Aleksandra's Note: This letter to the New York Times was published on March 3, 1990, over a year before the break-up of Yugoslavia began, spawning the wars of the 1990s. Elizabeth, H.R.H. Princess of Yugoslavia, is the daughter of Prince Paul Karageorgevich, who was removed from power in the March 27, 1941 Yugoslav coup d'etat that changed the Balkans forever.

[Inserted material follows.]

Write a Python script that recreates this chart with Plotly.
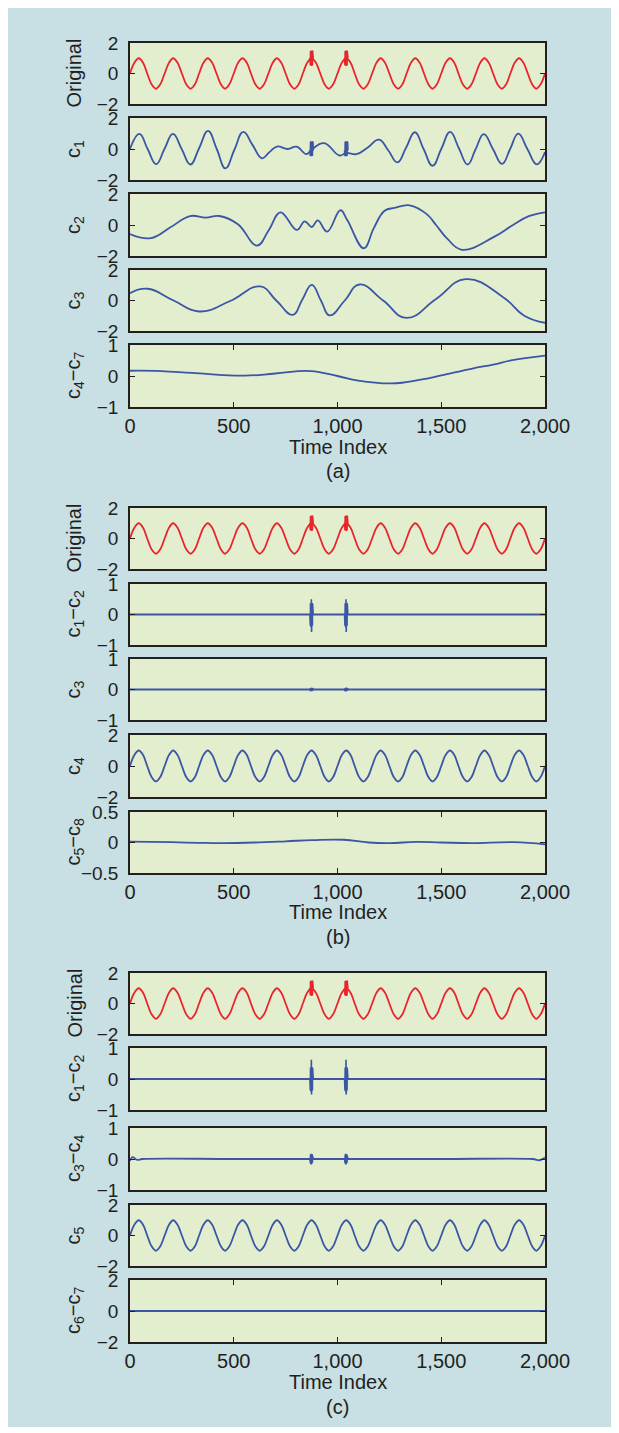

Her passionate letter provides a strong perspective regarding the consequences of the much heralded events of March 27, especially considering everything that came afterwards.
H.R.H. Princess Elizabeth
Prince Paul of Yugoslavia
Yugoslavia Could Learn From U.S. Federalism; Prince Paul Betrayed
Published: March 03, 1990
New York Times
To the Editor:
I deeply resent that Harold Brooks-Baker, or indeed any other Englishman, dares to refer to my father, Prince Paul of Yugoslavia, as ''treacherous,'' when nothing was more duplicitous than British behavior toward my father during and after World War II (''Will Blue Blood Succeed the Red Flag?'', Op-Ed Feb. 17).
The British, in their cunning, worked behind the scenes for 18 months to prepare a coup that destroyed Yugoslavia's neutrality in 1941, ousted my father and precipitated the country into Hitler's lap.
My father, eternal Anglophile, and my whole family were then interned by the British in Kenya under humiliating circumstances.
Not only this but, owing to massive Soviet infiltration of British intelligence operations, the British also backed and supported Tito and the Communists who subsequently took over the country.